Bidding for the US election
January 19, 2016When Germans went to the polls during the country's 2013 parliamentary elections, the six major parties had spent a combined $62 million (57 million euros). A year earlier, the United States had voted for a new president and much of the makeup of its Congress. The price tag for that election - 100 times as much: $6.3 billion.
Unlike in Germany, where elections are largely government-funded, US elections are paid for directly by the people through donations. But what may sound like the purest form of democracy has long descended into a chaotic, borderline corrupt quagmire.
Campaign finance law in the United States prohibits any one person from donating more than $2,700 directly to one candidate's campaign per election. But the reality is that, thanks to a Supreme Court decision dating six years back, just about anyone can donate any amount of money to his or her favorite candidate.
During the 2012 presidential election, for example, Las Vegas casino magnate Sheldon Adelson funneled close to $93 million to Republicans. And in the early days of the 2016 razzmatazz, billionaire brothers Charles and David Koch pledged to invest almost $900 million to get a Republican elected president next.
Kochs cash in
But when two successful businessmen spend close to $1 billion to help someone become the next most powerful person on the planet, why would they do that - if not for favors?
"The Supreme Court has said that in order to allow restrictions on political spending, corruption has to be quid pro quo," Douglas Keith of the Money in Politics program at the Brennan Center for Justice at New York University told DW. "The court has said ingratiation and access are not corruption. In fact, they are essential elements of a democracy, whether we like it or not."
The landmark decision in US campaign finance law came in 2010, a case now widely known as Citizens United. In a narrow 5-4 decision, the justices made it clear that as long as the political contributions from an individual or an entity didn't go directly to a candidate - hence no possible argument of a quid-pro-quo exchange - the government should not cap such spending.
The court had taken the sanctity of the constitutional free speech amendment to new extremes. Money equals speech, no matter the amount. With that, the floodgates were open.
Super PAC-men
It didn't take long for savvy campaign strategists to launch super PACs, political action committees that could take unlimited contributions. The crux: They would officially not be allowed to coordinate with the candidate. The solution: Staff them with former campaign aides to assure a common goal, and you are in a legal gray zone haven.
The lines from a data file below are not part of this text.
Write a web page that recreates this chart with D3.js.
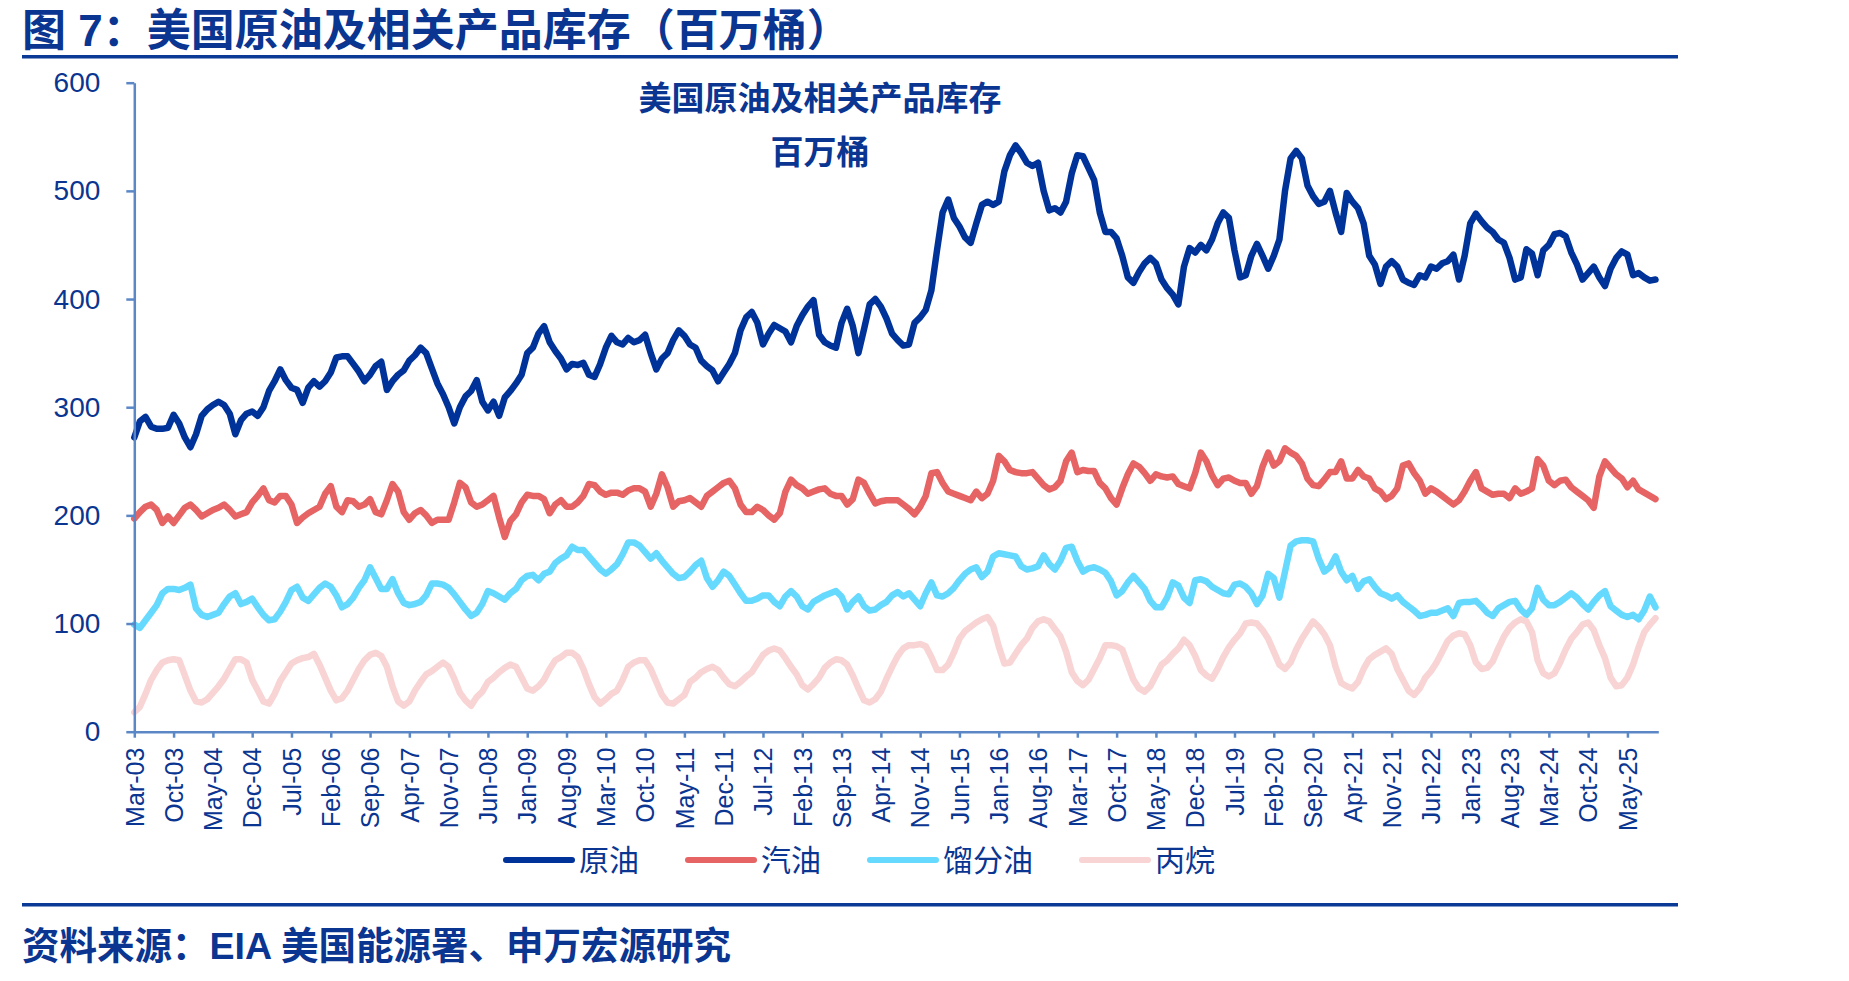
<!DOCTYPE html>
<html lang="zh-CN">
<head>
<meta charset="UTF-8">
<title>美国原油及相关产品库存</title>
<style>
  body { margin: 0; background: #fff; }
  svg { display: block; font-family: Arial, "Liberation Sans", "Noto Sans CJK SC", sans-serif; }
</style>
</head>
<body>
<div id="chart"></div>
<script src="https://d3js.org/d3.v7.min.js"></script>
<script>
// monthly readings, first point Mar-03, last point Oct-25 (million barrels)
const crude = [
  272, 287, 291, 282, 280, 280, 281, 293, 285, 272, 263, 275,
  292, 298, 302, 305, 302, 294, 275, 288, 294, 296, 292, 300,
  315, 324, 335, 325, 318, 316, 304, 318, 324, 319, 324, 332,
  346, 347, 347, 340, 333, 324, 330, 338, 342, 316, 324, 330,
  334, 343, 348, 355, 350, 336, 322, 312, 300, 285, 300, 310,
  315, 325, 305, 297, 305, 292, 309, 315, 322, 330, 350, 355,
  368, 375, 360, 352, 345, 335, 340, 339, 341, 330, 328, 340,
  355, 366, 360, 358, 364, 360, 362, 367, 350, 335, 345, 350,
  362, 371, 366, 358, 355, 343, 338, 334, 324, 332, 340, 350,
  371, 383, 388, 378, 358, 368, 376, 373, 370, 360, 375, 385,
  393, 399, 367, 360, 357, 355, 378, 391, 375, 350, 372, 395,
  400, 393, 382, 368, 362, 357, 358, 378, 383, 390, 408, 445,
  480, 492, 475, 467, 457, 452, 470, 487, 490, 487, 490, 518,
  533, 542, 535, 526, 523, 526, 500, 482, 484, 480, 490, 516,
  533, 532, 521, 510, 480, 462, 462, 456, 440, 420, 415, 425,
  433, 438, 433, 418, 410, 404, 395, 430, 447, 443, 450, 445,
  455, 470, 480, 475, 445, 420, 422, 440, 451, 440, 428, 440,
  455, 500, 530, 537, 530, 505, 495, 488, 490, 500, 480, 462,
  498, 490, 484, 470, 440, 432, 414, 430, 435, 430, 418, 415,
  413, 422, 420, 430, 428, 433, 435, 441, 418, 440, 470, 479,
  472, 466, 462, 455, 452, 438, 418, 420, 446, 442, 422, 445,
  450, 460, 461, 458, 443, 432, 418, 424, 430, 420, 412, 428,
  438, 444, 441, 422, 424, 420, 417, 418
];
const gasoline = [
  197, 203, 208, 210, 205, 193, 199, 193, 200, 207, 210, 205,
  199, 202, 205, 207, 210, 205, 199, 201, 203, 212, 218, 225,
  214, 212, 218, 218, 210, 193, 198, 202, 205, 208, 220, 227,
  208, 203, 214, 213, 208, 210, 215, 203, 201, 214, 229, 222,
  203, 196, 202, 205, 200, 193, 196, 196, 196, 212, 230, 226,
  212, 208, 210, 214, 218, 198, 180, 195, 201, 212, 219, 218,
  218, 215, 202, 210, 214, 208, 208, 212, 218, 229, 228, 222,
  219, 221, 221, 219, 223, 225, 225, 222, 208, 220, 238, 226,
  208, 213, 214, 216, 212, 208, 218, 222, 226, 230, 232, 225,
  210, 203, 203, 208, 205, 200, 196, 202, 222, 233, 228, 225,
  220, 222, 224, 225, 220, 218, 218, 210, 215, 233, 230, 220,
  211, 213, 214, 214, 214, 210, 206, 201, 208, 218, 239, 240,
  230, 222, 220, 218, 216, 214, 222, 216, 220, 232, 255, 250,
  242, 240, 239, 239, 240, 234, 228, 224, 226, 232, 250, 258,
  240, 242, 241, 241, 230, 225, 216, 210, 225, 238, 248, 245,
  239, 232, 238, 236, 235, 236, 229, 227, 225, 239, 258, 250,
  237, 228, 234, 235, 232, 230, 230, 220, 227, 245, 258, 246,
  250, 262, 258, 255, 248, 234, 228, 227, 233, 240, 240, 250,
  234, 234, 242, 236, 234, 225, 222, 215, 218, 225, 246, 248,
  239, 232, 220, 225, 222, 218, 214, 210, 214, 222, 232, 240,
  225, 222, 219, 220, 220, 216, 225, 220, 222, 225, 252, 246,
  232, 228, 232, 233, 226, 222, 218, 214, 207, 236, 250, 244,
  238, 234, 226, 232, 224, 221, 218, 215
];
const distillate = [
  99, 96, 103, 110, 117, 128, 132, 132, 131, 133, 136, 114,
  108, 106, 108, 110, 118, 125, 128, 118, 120, 123, 115, 108,
  103, 104, 111, 120, 131, 134, 124, 121, 127, 133, 137, 134,
  126, 115, 118, 124, 133, 140, 152, 142, 132, 132, 141, 128,
  119, 117, 118, 120, 126, 137, 137, 136, 133, 127, 120, 113,
  107, 110, 118, 130, 128, 125, 122, 128, 132, 140, 144, 145,
  140, 146, 148, 156, 160, 163, 171, 168, 168, 162, 156, 150,
  146, 150, 155, 164, 175, 175, 172, 166, 160, 165, 158, 152,
  146, 142, 143, 148, 154, 158, 142, 134, 140, 148, 144, 136,
  128, 121, 121, 123, 126, 126, 120, 116, 125, 130, 125, 116,
  113, 120, 123, 126, 128, 130, 125, 113, 120, 125, 116, 112,
  113, 117, 120, 126, 129, 125, 128, 122, 116, 128, 138, 126,
  125, 128, 133, 140, 146, 150, 152, 143, 148, 162, 165, 164,
  163, 162, 153, 150, 151, 153, 163, 155, 150, 158, 170, 171,
  158, 148, 151, 152, 150, 147, 139, 126, 130, 138, 144, 138,
  132, 121, 115, 115, 124, 138, 135, 124, 119, 140, 141, 139,
  134, 131, 128, 127, 136, 137, 134, 128, 118, 126, 146, 142,
  124, 148, 172, 176, 177, 177, 176, 160, 148, 152, 162, 148,
  140, 144, 132, 139, 141, 134, 128, 126, 123, 126, 120, 116,
  112, 107, 108, 110, 110, 112, 114, 107, 119, 120, 120, 121,
  116, 110, 107, 114, 117, 120, 121, 113, 108, 114, 133, 122,
  117, 117, 120, 124, 128, 124, 118, 113, 120, 126, 130, 116,
  112, 108, 106, 108, 104, 112, 125, 115
];
const propane = [
  18, 23, 35, 48, 57, 64, 66, 67, 66, 52, 38, 28,
  27, 30, 36, 42, 49, 58, 67, 67, 64, 48, 38, 28,
  26, 35, 47, 55, 63, 66, 68, 69, 72, 62, 50, 38,
  29, 31, 38, 48, 58, 66, 71, 73, 70, 60, 42, 28,
  24, 28, 38, 46, 53, 56, 60, 64, 60, 49, 36, 29,
  24, 32, 37, 46, 50, 55, 59, 62, 60, 50, 40, 38,
  42, 48, 58, 66, 69, 73, 73, 69, 58, 44, 32, 26,
  30, 35, 38, 48, 60, 64, 66, 66, 58, 46, 34, 27,
  26, 30, 34, 46, 50, 55, 58, 60, 57, 50, 44, 42,
  46, 51, 55, 63, 71, 75, 77, 75, 68, 60, 53, 43,
  39, 44, 50, 59, 64, 67, 66, 62, 52, 40, 29, 27,
  30, 37, 49, 60, 70, 77, 80, 80, 81, 79, 69, 57,
  57, 62, 73, 86, 93, 97, 101, 104, 106, 98, 79, 63,
  64, 72, 80, 86, 96, 102, 104, 102, 95, 88, 74, 55,
  47, 43, 48, 58, 68, 80, 80, 79, 76, 62, 48, 40,
  37, 42, 52, 62, 66, 72, 77, 85, 80, 70, 57, 52,
  49, 58, 69, 78, 85, 91, 100, 101, 100, 94, 86, 74,
  62, 58, 64, 76, 86, 94, 102, 97, 90, 80, 60, 45,
  42, 40, 46, 58, 67, 71, 74, 77, 72, 58, 48, 38,
  34, 40, 50, 56, 64, 74, 84, 89, 91, 90, 80, 64,
  58, 59, 65, 77, 88, 96, 101, 104, 102, 92, 66, 54,
  51, 54, 64, 76, 86, 92, 99, 101, 94, 80, 68, 50,
  42, 43, 50, 62, 78, 92, 99, 105
];

// category labels every 7 months, starting at the first point
const tickLabels = [
  "Mar-03", "Oct-03", "May-04", "Dec-04", "Jul-05", "Feb-06", "Sep-06", "Apr-07",
  "Nov-07", "Jun-08", "Jan-09", "Aug-09", "Mar-10", "Oct-10", "May-11", "Dec-11",
  "Jul-12", "Feb-13", "Sep-13", "Apr-14", "Nov-14", "Jun-15", "Jan-16", "Aug-16",
  "Mar-17", "Oct-17", "May-18", "Dec-18", "Jul-19", "Feb-20", "Sep-20", "Apr-21",
  "Nov-21", "Jun-22", "Jan-23", "Aug-23", "Mar-24", "Oct-24", "May-25"
];
const tickStep = 7;
const yTicks = [0, 100, 200, 300, 400, 500, 600];

const seriesNames = ["原油", "汽油", "馏分油", "丙烷"];
const seriesColors = ["#003399", "#e66464", "#66d9ff", "#f8d4d4"];
const seriesData = [crude, gasoline, distillate, propane];

const W = 1849, H = 981;
const plot = { left: 134.3, right: 1658.3, top: 82.7, bottom: 731.7 };
const textColor = "#0a3591";
const axisColor = "#5b87c6";

const svg = d3.select("#chart")
  .append("svg")
  .attr("width", W)
  .attr("height", H);

svg.append("rect").attr("width", W).attr("height", H).attr("fill", "#fff");

// header and footer
svg.append("text")
  .attr("x", 22).attr("y", 46)
  .attr("fill", textColor)
  .attr("font-size", 44).attr("font-weight", "bold")
  .text("图 7：美国原油及相关产品库存（百万桶）");

svg.append("rect").attr("x", 22).attr("y", 55).attr("width", 1656).attr("height", 3.5).attr("fill", "#0b3a96");
svg.append("rect").attr("x", 22).attr("y", 903).attr("width", 1656).attr("height", 3.5).attr("fill", "#0b3a96");

svg.append("text")
  .attr("x", 22).attr("y", 959)
  .attr("fill", textColor)
  .attr("font-size", 37.5).attr("font-weight", "bold")
  .text("资料来源：EIA 美国能源署、申万宏源研究");

// scales
const x = d3.scaleLinear().domain([0, 271.5]).range([plot.left, plot.right]);
const y = d3.scaleLinear().domain([0, 600]).range([plot.bottom, plot.top]);

// chart title
svg.append("text")
  .attr("x", 820).attr("y", 110)
  .attr("text-anchor", "middle")
  .attr("fill", textColor)
  .attr("font-size", 33).attr("font-weight", "bold")
  .text("美国原油及相关产品库存");
svg.append("text")
  .attr("x", 820).attr("y", 164)
  .attr("text-anchor", "middle")
  .attr("fill", textColor)
  .attr("font-size", 33).attr("font-weight", "bold")
  .text("百万桶");

// lines
const line = d3.line()
  .x((d, i) => x(i))
  .y(d => y(d));

seriesData.forEach((data, k) => {
  svg.append("path")
    .datum(data)
    .attr("fill", "none")
    .attr("stroke", seriesColors[k])
    .attr("stroke-width", 6.5)
    .attr("stroke-linejoin", "round")
    .attr("stroke-linecap", "round")
    .attr("d", line);
});

// axes
const yAxis = svg.append("g")
  .attr("transform", `translate(${plot.left},0)`)
  .call(d3.axisLeft(y).tickValues(yTicks).tickSize(8).tickSizeOuter(0).tickPadding(26));

const xAxis = svg.append("g")
  .attr("transform", `translate(0,${plot.bottom})`)
  .call(d3.axisBottom(x)
    .tickValues(tickLabels.map((d, i) => i * tickStep))
    .tickFormat((d, i) => tickLabels[i])
    .tickSize(6).tickSizeOuter(0));

[yAxis, xAxis].forEach(g => {
  g.select(".domain").attr("stroke", axisColor).attr("stroke-width", 2.5);
  g.selectAll(".tick line").attr("stroke", axisColor).attr("stroke-width", 2.5);
  g.selectAll("text").attr("fill", textColor).attr("font-family", "Arial, 'Liberation Sans', sans-serif");
});

yAxis.selectAll("text").attr("font-size", 28);

xAxis.selectAll("text")
  .attr("font-size", 25)
  .attr("text-anchor", "end")
  .attr("x", 0).attr("y", 0)
  .attr("dy", "0.35em")
  .attr("transform", "translate(0,16) rotate(-90)");

// legend
const legend = svg.append("g");
let lx = 503;
seriesNames.forEach((name, k) => {
  legend.append("line")
    .attr("x1", lx + 3).attr("x2", lx + 69)
    .attr("y1", 860).attr("y2", 860)
    .attr("stroke", seriesColors[k])
    .attr("stroke-width", 6)
    .attr("stroke-linecap", "round");
  const t = legend.append("text")
    .attr("x", lx + 76).attr("y", 871)
    .attr("fill", textColor)
    .attr("font-size", 30)
    .attr("font-family", "'Noto Sans CJK SC', sans-serif")
    .text(name);
  lx += 76 + t.node().getComputedTextLength() + 46;
});
</script>
</body>
</html>
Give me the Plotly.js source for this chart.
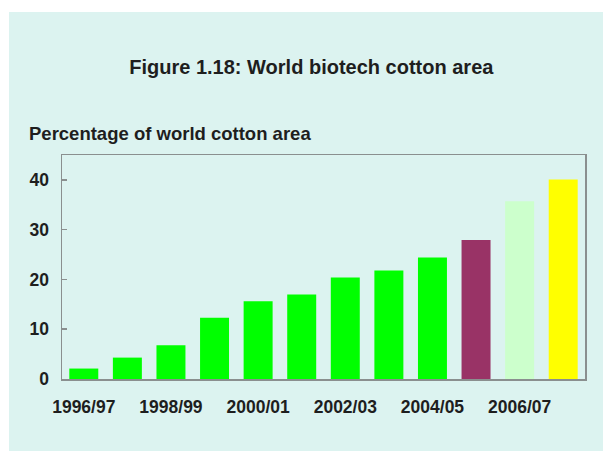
<!DOCTYPE html>
<html>
<head>
<meta charset="utf-8">
<script src="https://cdn.plot.ly/plotly-3.0.1.min.js"></script>
<style>
  html, body { margin: 0; padding: 0; background: #ffffff; width: 603px; height: 451px; overflow: hidden; }
  #chart { position: absolute; left: 9px; top: 12px; width: 594px; height: 439px; }
</style>
</head>
<body>
<div id="chart"></div>
<script>
const seasons = ["1996/97", "1997/98", "1998/99", "1999/00", "2000/01", "2001/02",
                 "2002/03", "2003/04", "2004/05", "2005/06", "2006/07", "2007/08"];
const biotechShare = [2.1, 4.3, 6.8, 12.3, 15.6, 17.0, 20.4, 21.8, 24.4, 27.9, 35.7, 40.1];
const barColors = ["#00ff00", "#00ff00", "#00ff00", "#00ff00", "#00ff00", "#00ff00",
                   "#00ff00", "#00ff00", "#00ff00", "#993366", "#ccffcc", "#ffff00"];
const tickSeasons = ["1996/97", "1998/99", "2000/01", "2002/03", "2004/05", "2006/07"];
const yTicks = [0, 10, 20, 30, 40];

const FONT = "Liberation Sans, Arial, sans-serif";
const TXT = "#1e1e1e";
const AXIS = "#8a8f8f";

const trace = {
  type: "bar",
  x: seasons,
  y: biotechShare,
  marker: { color: barColors, line: { width: 0 } },
  hoverinfo: "x+y"
};

const layout = {
  width: 594,
  height: 439,
  margin: { l: 53, r: 18, t: 143, b: 72 },
  paper_bgcolor: "#dcf3f0",
  plot_bgcolor: "#dcf3f0",
  showlegend: false,
  bargap: 0.335,
  font: { family: FONT, color: TXT },
  title: {
    text: "<b>Figure 1.18: World biotech cotton area</b>",
    font: { family: FONT, size: 20, color: TXT },
    xref: "container", x: 0.509, xanchor: "center",
    yref: "container", y: 0.874, yanchor: "middle"
  },
  xaxis: {
    type: "category",
    range: [-0.5, 11.5],
    tickvals: tickSeasons,
    ticktext: tickSeasons.map(t => "<b>" + t + "</b>"),
    ticks: "",
    tickfont: { family: FONT, size: 17.5, color: TXT },
    ticklabelstandoff: 11,
    showline: true, linecolor: AXIS, linewidth: 1.5, mirror: true,
    showgrid: false, zeroline: false,
    layer: "below traces",
    fixedrange: true
  },
  yaxis: {
    range: [0, 45],
    tickvals: yTicks,
    ticktext: yTicks.map(v => "<b>" + v + "</b>"),
    ticks: "inside", ticklen: 5, tickcolor: AXIS, tickwidth: 1.5,
    tickfont: { family: FONT, size: 17.5, color: TXT },
    ticklabelstandoff: 8,
    showline: true, linecolor: AXIS, linewidth: 1.5, mirror: true,
    showgrid: false, zeroline: false,
    layer: "below traces",
    fixedrange: true
  },
  annotations: [{
    text: "<b>Percentage of world cotton area</b>",
    xref: "paper", yref: "paper",
    x: -0.066, y: 1.096, xanchor: "left", yanchor: "middle",
    showarrow: false,
    font: { family: FONT, size: 18.5, color: TXT }
  }]
};

Plotly.newPlot("chart", [trace], layout, { displayModeBar: false, staticPlot: true });
</script>
</body>
</html>
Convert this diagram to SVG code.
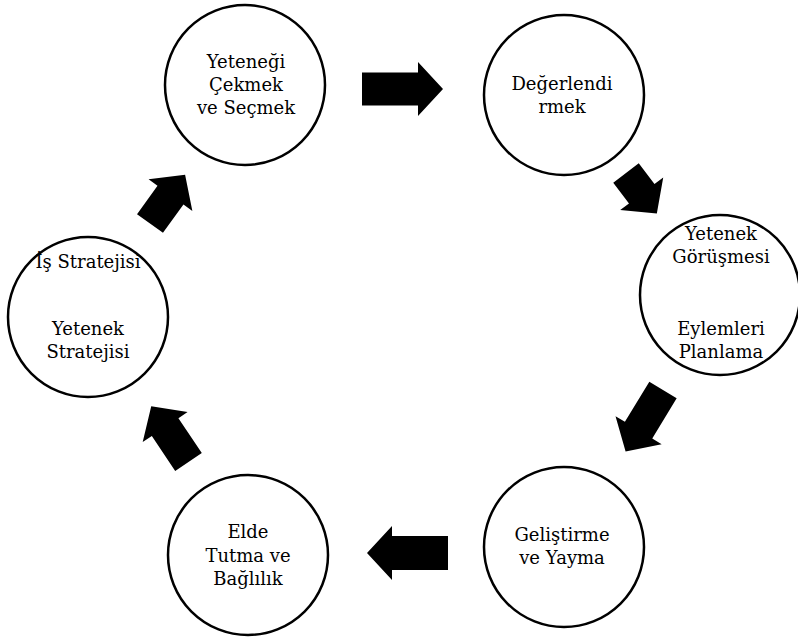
<svg xmlns="http://www.w3.org/2000/svg" width="798" height="642" viewBox="0 0 798 642">
<style>
.c{fill:#fff;stroke:#000;stroke-width:2.5}
.t{font-family:"DejaVu Serif","Liberation Serif",serif;font-size:18px;fill:#000;text-anchor:middle}
.a{fill:#000}
</style>
<rect width="798" height="642" fill="#fff"/>
<g id="connectors">
<path class="a" transform="translate(362,89)" d="M0,-16.5H56V-27L81,0L56,27V16.5H0Z"/>
<path class="a" transform="translate(626,173) rotate(52.8)" d="M0,-16H26V-27L51,0L26,27V16H0Z"/>
<path class="a" transform="translate(663,390) rotate(121.3)" d="M0,-16H47V-27L72,0L47,27V16H0Z"/>
<path class="a" transform="translate(448,553) rotate(180)" d="M0,-17H56V-27L81,0L56,27V17H0Z"/>
<path class="a" transform="translate(188.5,462) rotate(-123.8)" d="M0,-16H42V-27L67,0L42,27V16H0Z"/>
<path class="a" transform="translate(150,223.5) rotate(-54.2)" d="M0,-16H35V-27L60,0L35,27V16H0Z"/>
</g>
<g id="n1">
<circle class="c" cx="245" cy="85" r="80"/>
<text class="t" x="246" y="68">Yeteneği</text>
<text class="t" x="246" y="91">Çekmek</text>
<text class="t" x="246" y="114">ve Seçmek</text>
</g>
<g id="n2">
<circle class="c" cx="564" cy="95" r="80"/>
<text class="t" x="562" y="90">Değerlendi</text>
<text class="t" x="562" y="113">rmek</text>
</g>
<g id="n3">
<circle class="c" cx="720" cy="295" r="80"/>
<text class="t" x="721" y="240">Yetenek</text>
<text class="t" x="721" y="263">Görüşmesi</text>
<text class="t" x="721" y="335">Eylemleri</text>
<text class="t" x="721" y="358">Planlama</text>
</g>
<g id="n4">
<circle class="c" cx="564" cy="547" r="80"/>
<text class="t" x="562" y="541">Geliştirme</text>
<text class="t" x="562" y="564">ve Yayma</text>
</g>
<g id="n5">
<circle class="c" cx="248" cy="555" r="80"/>
<text class="t" x="248" y="538">Elde</text>
<text class="t" x="248" y="562">Tutma ve</text>
<text class="t" x="248" y="585">Bağlılık</text>
</g>
<g id="n6">
<circle class="c" cx="88" cy="317" r="80"/>
<text class="t" x="88" y="268">İş Stratejisi</text>
<text class="t" x="88" y="335">Yetenek</text>
<text class="t" x="88" y="358">Stratejisi</text>
</g>
</svg>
Some groups took it even one step farther: Unlike super PACs, tax-exempt non-profits and social welfare groups working toward progressive or conservative goals don't even have to disclose their donors, as long as the group's main purpose isn't electoral politicking. The concept of such untraceable dark money runs contrary to even the Supreme Court's belief that "sunlight is the best disinfectant."
"When people give $30 to Bernie Sanders or Ted Cruz's campaign, that is a contribution of citizens trying to advance democracy and participate in the system," Robert McChesney, author of Dollarocracy: How the Money and Media Election Complex is Destroying America, told DW. "If you are a candidate dependent on large gifts of money from a handful of people, you would be beholden to them."
Politics, McChesney argued, had become a game for only the richest who further cement their status through political donations.
But why does it take that much money to run for office to begin with?
Mo money, mo problems?
Post World War II, the advent of television became a major political marketing force. While German parties get complimentary TV advertising time, in the free-market-first American society, broadcast corporations quickly realized the inherent commercial potential. Since then, the bulk of campaign funds have gone toward buying expensive ad time on TV, making media corporations complicit in the bloated-up money system.
But in 2016, there are two household names who are notably refraining from the big-money campaign game: Republican firebrand and real estate mogul Donald Trump so far has self-financed his once long-shot bid for the Oval Office. And Democrat Bernie Sanders, a socialist-leaning longtime independent US senator, has flat-out declared war on money in politics. It is the absurdity of the system that Sanders still couldn't stop a handful of outside groups to collect funds on his behalf.
"The decisions by these candidates to keep themselves insulated from the influence of large donors is one element of their appeal to voters and why they are doing so well in the polls," Viveca Novak from the Center for Responsive Politics, a non-profit watchdog tracking money in US politics, told DW.
More than three-quarters of Americans have told pollsters that the Citizens United ruling should be overturned. And yet, the genie won't get back in the bottle quite as easily.
"In terms of limiting the outside spending, it is going to be very difficult without a change at the Supreme Court," the Brennan Center's Douglas Keith said. "[But] the next president of the United States almost without question will appoint a new Supreme Court justice, and probably multiple."
Until then, though, the 2016 presidential election will essentially break down to a high-stakes game of monopoly.